=== Problem requirements ===
Write out the material again exactly, please, and omit the pictures.

* * * *

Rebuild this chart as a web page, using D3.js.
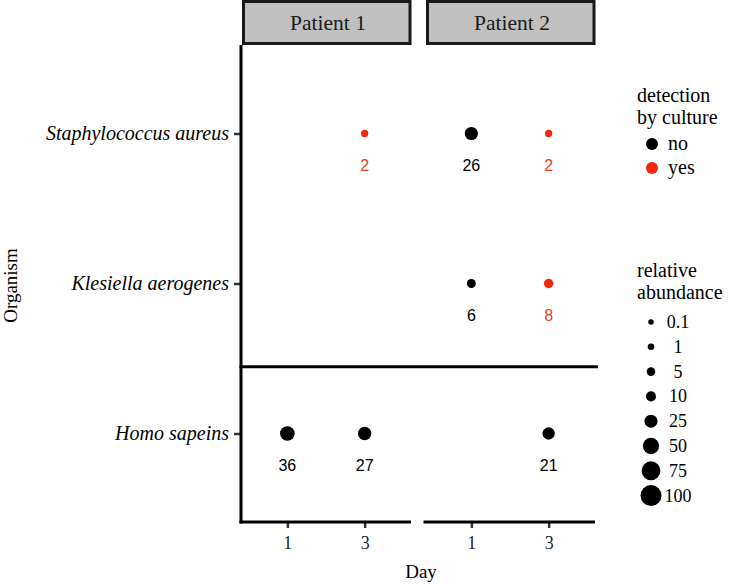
<!DOCTYPE html>
<html>
<head>
<meta charset="utf-8">
<script src="https://cdn.jsdelivr.net/npm/d3@7"></script>
<style>
  html, body { margin: 0; padding: 0; background: #fff; }
  svg { display: block; }
</style>
</head>
<body>
<script>
// ---- data ----
const organisms = ["Staphylococcus aureus", "Klesiella aerogenes", "Homo sapeins"];
const patients = ["Patient 1", "Patient 2"];
const days = ["1", "3"];
const cultureLevels = ["no", "yes"];
const sizeBreaks = [0.1, 1, 5, 10, 25, 50, 75, 100];

const pointPatient  = ["Patient 1", "Patient 2", "Patient 2", "Patient 2", "Patient 2", "Patient 1", "Patient 1", "Patient 2"];
const pointDay      = ["3", "1", "3", "1", "3", "1", "3", "3"];
const pointOrganism = ["Staphylococcus aureus", "Staphylococcus aureus", "Staphylococcus aureus",
                       "Klesiella aerogenes", "Klesiella aerogenes",
                       "Homo sapeins", "Homo sapeins", "Homo sapeins"];
const pointAbundance = [2, 26, 2, 6, 8, 36, 27, 21];
const pointCulture   = ["yes", "no", "yes", "no", "yes", "no", "no", "no"];

(function () {
const W = 752, H = 588;
const serif = "Liberation Serif";
const sans = "Liberation Sans";
const red = "#f2280c";

const svg = d3.select("body").append("svg").attr("width", W).attr("height", H);

const panelX = { "Patient 1": [241, 411], "Patient 2": [425, 595] };
const plotTop = 45, plotBottom = 522;

const y = d3.scalePoint().domain(organisms).range([plotTop, plotBottom]).padding(0.59);
const xScales = {};
patients.forEach(p => {
  xScales[p] = d3.scalePoint().domain(days).range(panelX[p]).padding(0.6);
});
const color = d3.scaleOrdinal().domain(cultureLevels).range(["#000000", red]);
const r = d3.scaleSqrt().domain([0, 100]).range([2.5, 10.5]);

// strips
patients.forEach(p => {
  const [x0, x1] = panelX[p];
  svg.append("rect")
    .attr("x", x0 + 2.5).attr("y", 1.5)
    .attr("width", x1 - x0 - 3.5).attr("height", 42)
    .attr("fill", "#c0c0c0").attr("stroke", "#1a1a1a").attr("stroke-width", 3);
  svg.append("text")
    .attr("x", (x0 + x1) / 2 + 2).attr("y", 30)
    .attr("text-anchor", "middle")
    .style("font-family", serif).style("font-size", "21.5px").attr("fill", "#1a1a1a")
    .text(p);
});

// y axis
const yAxis = d3.axisLeft(y).tickSize(7).tickPadding(5);
const gy = svg.append("g").attr("transform", `translate(${panelX["Patient 1"][0]},0)`).call(yAxis);
gy.select(".domain").remove();
gy.selectAll(".tick line").attr("stroke", "#333").attr("stroke-width", 2.5);
gy.selectAll(".tick text")
  .style("font-family", serif).style("font-size", "20px").style("font-style", "italic")
  .attr("fill", "#000");
svg.append("line")
  .attr("x1", panelX["Patient 1"][0]).attr("x2", panelX["Patient 1"][0])
  .attr("y1", plotTop).attr("y2", plotBottom + 1.5)
  .attr("stroke", "#000").attr("stroke-width", 3);

// x axes
patients.forEach(p => {
  const xAxis = d3.axisBottom(xScales[p]).tickSize(6).tickPadding(8);
  const g = svg.append("g").attr("transform", `translate(0,${plotBottom})`).call(xAxis);
  g.select(".domain").remove();
  g.selectAll(".tick line").attr("stroke", "#333").attr("stroke-width", 2.5);
  g.selectAll(".tick text")
    .style("font-family", serif).style("font-size", "18px").attr("fill", "#222");
  svg.append("line")
    .attr("x1", panelX[p][0] - 1.5).attr("x2", panelX[p][1])
    .attr("y1", plotBottom).attr("y2", plotBottom)
    .attr("stroke", "#000").attr("stroke-width", 3);
});

// separator line between bacteria and host
const sepY = y("Klesiella aerogenes") + y.step() * 0.555;
svg.append("line")
  .attr("x1", panelX["Patient 1"][0] - 1.5).attr("x2", panelX["Patient 2"][1] + 3)
  .attr("y1", sepY).attr("y2", sepY)
  .attr("stroke", "#000").attr("stroke-width", 3);

// axis titles
svg.append("text")
  .attr("x", (panelX["Patient 1"][0] + panelX["Patient 2"][1]) / 2 + 3).attr("y", 578)
  .attr("text-anchor", "middle")
  .style("font-family", serif).style("font-size", "19px").attr("fill", "#000")
  .text("Day");
svg.append("text")
  .attr("transform", `translate(17,${(plotTop + plotBottom) / 2 + 2}) rotate(-90)`)
  .attr("text-anchor", "middle")
  .style("font-family", serif).style("font-size", "19px").attr("fill", "#000")
  .text("Organism");

// points
const pts = pointAbundance.map((v, i) => ({
  patient: pointPatient[i], day: pointDay[i], organism: pointOrganism[i],
  value: v, culture: pointCulture[i]
}));
svg.append("g").selectAll("circle").data(pts).join("circle")
  .attr("cx", d => xScales[d.patient](d.day))
  .attr("cy", d => y(d.organism))
  .attr("r", d => r(d.value))
  .attr("fill", d => color(d.culture));
svg.append("g").selectAll("text").data(pts).join("text")
  .attr("x", d => xScales[d.patient](d.day))
  .attr("y", d => y(d.organism) + 37)
  .attr("text-anchor", "middle")
  .style("font-family", sans).style("font-size", "16px")
  .attr("fill", d => d.culture === "yes" ? "#e8402a" : "#000")
  .text(d => d.value);

// legend: detection
const lg1 = svg.append("g");
["detection", "by culture"].forEach((t, i) => {
  lg1.append("text").attr("x", 637).attr("y", 102 + i * 22)
    .style("font-family", serif).style("font-size", "20px").attr("fill", "#000").text(t);
});
cultureLevels.forEach((c, i) => {
  const cy = 144 + i * 24;
  lg1.append("circle").attr("cx", 652).attr("cy", cy).attr("r", 6).attr("fill", color(c));
  lg1.append("text").attr("x", 668).attr("y", cy + 6)
    .style("font-family", serif).style("font-size", "20px").attr("fill", "#000").text(c);
});

// legend: relative abundance
const lg2 = svg.append("g");
["relative", "abundance"].forEach((t, i) => {
  lg2.append("text").attr("x", 637).attr("y", 277 + i * 22)
    .style("font-family", serif).style("font-size", "20px").attr("fill", "#000").text(t);
});
sizeBreaks.forEach((b, i) => {
  const cy = 322 + i * 24.8;
  lg2.append("circle").attr("cx", 651).attr("cy", cy).attr("r", r(b)).attr("fill", "#000");
  lg2.append("text").attr("x", 678).attr("y", cy + 6)
    .attr("text-anchor", "middle")
    .style("font-family", serif).style("font-size", "18px").attr("fill", "#000").text(b);
});
})();
</script>
</body>
</html>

* * * *

=== Result below ===
Rebuild this chart as a web page, using D3.js.
<!DOCTYPE html>
<html>
<head>
<meta charset="utf-8">
<script src="https://cdn.jsdelivr.net/npm/d3@7"></script>
<style>
  html, body { margin: 0; padding: 0; background: #fff; }
  svg { display: block; }
</style>
</head>
<body>
<script>
// ---- data ----
const organisms = ["Staphylococcus aureus", "Klesiella aerogenes", "Homo sapeins"];
const patients = ["Patient 1", "Patient 2"];
const days = ["1", "3"];
const cultureLevels = ["no", "yes"];
const sizeBreaks = [0.1, 1, 5, 10, 25, 50, 75, 100];

const pointPatient  = ["Patient 1", "Patient 2", "Patient 2", "Patient 2", "Patient 2", "Patient 1", "Patient 1", "Patient 2"];
const pointDay      = ["3", "1", "3", "1", "3", "1", "3", "3"];
const pointOrganism = ["Staphylococcus aureus", "Staphylococcus aureus", "Staphylococcus aureus",
                       "Klesiella aerogenes", "Klesiella aerogenes",
                       "Homo sapeins", "Homo sapeins", "Homo sapeins"];
const pointAbundance = [2, 26, 2, 6, 8, 36, 27, 21];
const pointCulture   = ["yes", "no", "yes", "no", "yes", "no", "no", "no"];

(function () {
const W = 752, H = 588;
const serif = "Liberation Serif";
const sans = "Liberation Sans";
const red = "#f2280c";

const svg = d3.select("body").append("svg").attr("width", W).attr("height", H);

const panelX = { "Patient 1": [241, 411], "Patient 2": [425, 595] };
const plotTop = 45, plotBottom = 522;

const y = d3.scalePoint().domain(organisms).range([plotTop, plotBottom]).padding(0.59);
const xScales = {};
patients.forEach(p => {
  xScales[p] = d3.scalePoint().domain(days).range(panelX[p]).padding(0.6);
});
const color = d3.scaleOrdinal().domain(cultureLevels).range(["#000000", red]);
const r = d3.scaleSqrt().domain([0, 100]).range([2.5, 10.5]);

// strips
patients.forEach(p => {
  const [x0, x1] = panelX[p];
  svg.append("rect")
    .attr("x", x0 + 2.5).attr("y", 1.5)
    .attr("width", x1 - x0 - 3.5).attr("height", 42)
    .attr("fill", "#c0c0c0").attr("stroke", "#1a1a1a").attr("stroke-width", 3);
  svg.append("text")
    .attr("x", (x0 + x1) / 2 + 2).attr("y", 30)
    .attr("text-anchor", "middle")
    .style("font-family", serif).style("font-size", "21.5px").attr("fill", "#1a1a1a")
    .text(p);
});

// y axis
const yAxis = d3.axisLeft(y).tickSize(7).tickPadding(5);
const gy = svg.append("g").attr("transform", `translate(${panelX["Patient 1"][0]},0)`).call(yAxis);
gy.select(".domain").remove();
gy.selectAll(".tick line").attr("stroke", "#333").attr("stroke-width", 2.5);
gy.selectAll(".tick text")
  .style("font-family", serif).style("font-size", "20px").style("font-style", "italic")
  .attr("fill", "#000");
svg.append("line")
  .attr("x1", panelX["Patient 1"][0]).attr("x2", panelX["Patient 1"][0])
  .attr("y1", plotTop).attr("y2", plotBottom + 1.5)
  .attr("stroke", "#000").attr("stroke-width", 3);

// x axes
patients.forEach(p => {
  const xAxis = d3.axisBottom(xScales[p]).tickSize(6).tickPadding(8);
  const g = svg.append("g").attr("transform", `translate(0,${plotBottom})`).call(xAxis);
  g.select(".domain").remove();
  g.selectAll(".tick line").attr("stroke", "#333").attr("stroke-width", 2.5);
  g.selectAll(".tick text")
    .style("font-family", serif).style("font-size", "18px").attr("fill", "#222");
  svg.append("line")
    .attr("x1", panelX[p][0] - 1.5).attr("x2", panelX[p][1])
    .attr("y1", plotBottom).attr("y2", plotBottom)
    .attr("stroke", "#000").attr("stroke-width", 3);
});

// separator line between bacteria and host
const sepY = y("Klesiella aerogenes") + y.step() * 0.555;
svg.append("line")
  .attr("x1", panelX["Patient 1"][0] - 1.5).attr("x2", panelX["Patient 2"][1] + 3)
  .attr("y1", sepY).attr("y2", sepY)
  .attr("stroke", "#000").attr("stroke-width", 3);

// axis titles
svg.append("text")
  .attr("x", (panelX["Patient 1"][0] + panelX["Patient 2"][1]) / 2 + 3).attr("y", 578)
  .attr("text-anchor", "middle")
  .style("font-family", serif).style("font-size", "19px").attr("fill", "#000")
  .text("Day");
svg.append("text")
  .attr("transform", `translate(17,${(plotTop + plotBottom) / 2 + 2}) rotate(-90)`)
  .attr("text-anchor", "middle")
  .style("font-family", serif).style("font-size", "19px").attr("fill", "#000")
  .text("Organism");

// points
const pts = pointAbundance.map((v, i) => ({
  patient: pointPatient[i], day: pointDay[i], organism: pointOrganism[i],
  value: v, culture: pointCulture[i]
}));
svg.append("g").selectAll("circle").data(pts).join("circle")
  .attr("cx", d => xScales[d.patient](d.day))
  .attr("cy", d => y(d.organism))
  .attr("r", d => r(d.value))
  .attr("fill", d => color(d.culture));
svg.append("g").selectAll("text").data(pts).join("text")
  .attr("x", d => xScales[d.patient](d.day))
  .attr("y", d => y(d.organism) + 37)
  .attr("text-anchor", "middle")
  .style("font-family", sans).style("font-size", "16px")
  .attr("fill", d => d.culture === "yes" ? "#e8402a" : "#000")
  .text(d => d.value);

// legend: detection
const lg1 = svg.append("g");
["detection", "by culture"].forEach((t, i) => {
  lg1.append("text").attr("x", 637).attr("y", 102 + i * 22)
    .style("font-family", serif).style("font-size", "20px").attr("fill", "#000").text(t);
});
cultureLevels.forEach((c, i) => {
  const cy = 144 + i * 24;
  lg1.append("circle").attr("cx", 652).attr("cy", cy).attr("r", 6).attr("fill", color(c));
  lg1.append("text").attr("x", 668).attr("y", cy + 6)
    .style("font-family", serif).style("font-size", "20px").attr("fill", "#000").text(c);
});

// legend: relative abundance
const lg2 = svg.append("g");
["relative", "abundance"].forEach((t, i) => {
  lg2.append("text").attr("x", 637).attr("y", 277 + i * 22)
    .style("font-family", serif).style("font-size", "20px").attr("fill", "#000").text(t);
});
sizeBreaks.forEach((b, i) => {
  const cy = 322 + i * 24.8;
  lg2.append("circle").attr("cx", 651).attr("cy", cy).attr("r", r(b)).attr("fill", "#000");
  lg2.append("text").attr("x", 678).attr("y", cy + 6)
    .attr("text-anchor", "middle")
    .style("font-family", serif).style("font-size", "18px").attr("fill", "#000").text(b);
});
})();
</script>
</body>
</html>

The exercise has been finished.